En aquella remota juventud, hombres y mujeres necesitaban un plus de aprobación para ciertos empleos y destinos, además del común que todos poseían por ser titulares de un deeneí. No eran requisitos técnicos los que se exigían (este es un país en el que la técnica tiene un valor relativo) sino morales, por decirlo así, y el certificado lo expendía la delegación local de la falange, el cuartelillo de la guardia civil o el párroco de la aldea. Con este papel en el bolsillo se podía aspirar a un puesto de guardabosques, de auxiliar administrativo en la sucursal local de la caja de ahorros, de cocinera en un asilo y otros empleos y habilitaciones de mucho provecho. En España no eras nadie, literalmente, sin un certificado de buena conducta y afección al régimen expedido por la autoridad competente. Entre este trámite y el simple enchufe había una frontera tan tenue que en la mayoría de los casos era inexistente. Algo que olvidamos a menudo es que nuestra derecha es una destilación de aquel régimen. Durante la república había derechas de todos los pelajes pero el franquismo las hizo pasar a todas por la misma alquitara y creó un conglomerado bastante homogéneo, que, como sus ancestros, necesita expedir certificados de buena conducta para ocupar puestos que, en su creencia más íntima, no debiera ocupar quien no sea de la familia.

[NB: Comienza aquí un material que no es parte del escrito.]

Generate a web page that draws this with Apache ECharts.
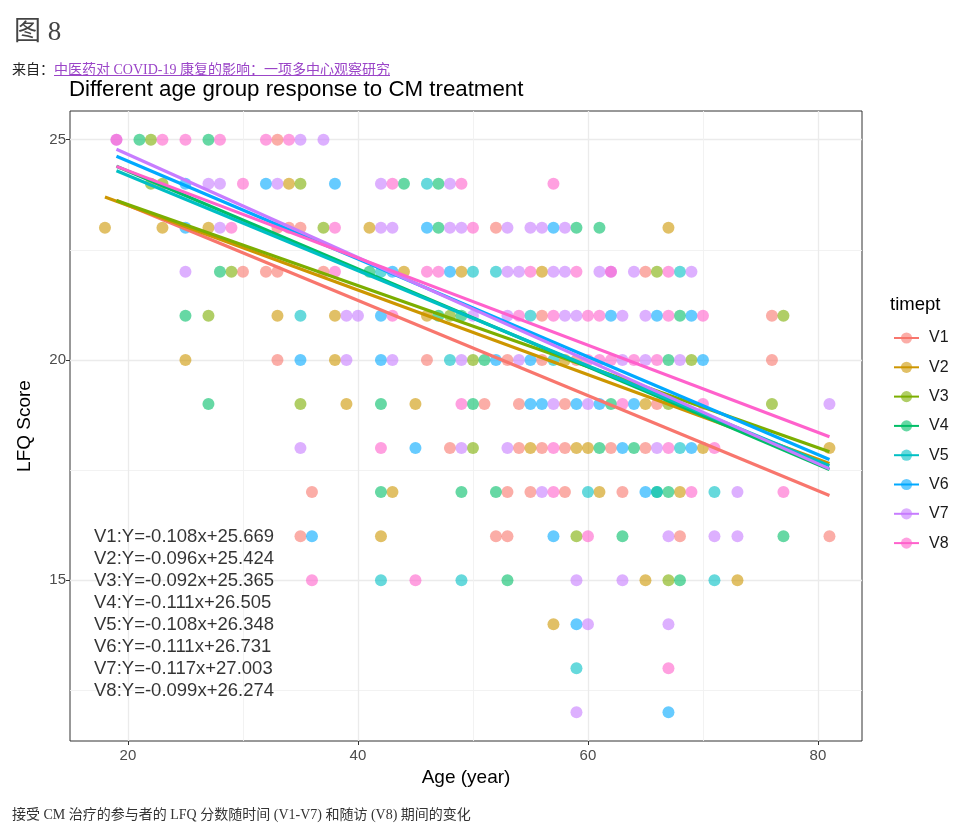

A doña Delgado se le exige el certificado de idoneidad para ser fiscal general del estado porque, al parecer, ya tiene el de constitucionalista, otro certificado expedido en las oficinas habituales y que no poseen la mayoría de los españoles. El consejo del poder judicial le ha dado el pase de legalidad para el empleo pero una cosa es ser legal y otra ser idónea, del mismo modo que una cosa es cumplir las leyes y pagar tus impuestos y otra ser constitucionalista. Por cierto, esta mañana don Fernando Savater y doña Rosa Díaz han asistido a una reunión en la sede central del pepé con don Aznar, sin comentarios; al parecer, el filósofo y la tránsfuga iban a recoger sus certificados de constitucionalistas clase premium para lo que sea menester. Pero volvamos a doña Delgado y sus cuitas.

El presidente del poder judicial, don Lesmes, ha intentado pasar el trámite haciendo el menor ruido posible mediante un acuerdo que reconociese la legalidad del nombramiento de doña Delgado y obviando el jardín de la idoneidad, gracias a lo cual, si bien ha conseguido el objetivo de que la elegida sea aprobada, también ha demostrado que el gobierno de los jueces está roto por razones puramente ideológicas. Siete consejeros han firmado un voto particular en el que, sin base objetiva alguna, se infiere que la nueva fiscal no será independiente respecto al poder ejecutivo que le ha nombrado, como si los mismos honorables jueces firmantes del voto particular estuvieran en ese sitial por designación divina o porque les ha tocado en la lotería y no porque han sido agraciados por una designación política, eso sí, de signo contrario a la que representa doña Delgado. Al mayestático y muy togado poder judicial ha llegado el cisma de la derecha. Hay una derecha que guarda las formas, no sin esfuerzo, y otra desenvuelta, sin complejos, voxiana, para la que no se trata de jugar sino de romper la baraja. Don Casado, el heredero de este predio, aún no sabe qué derecha es la idónea.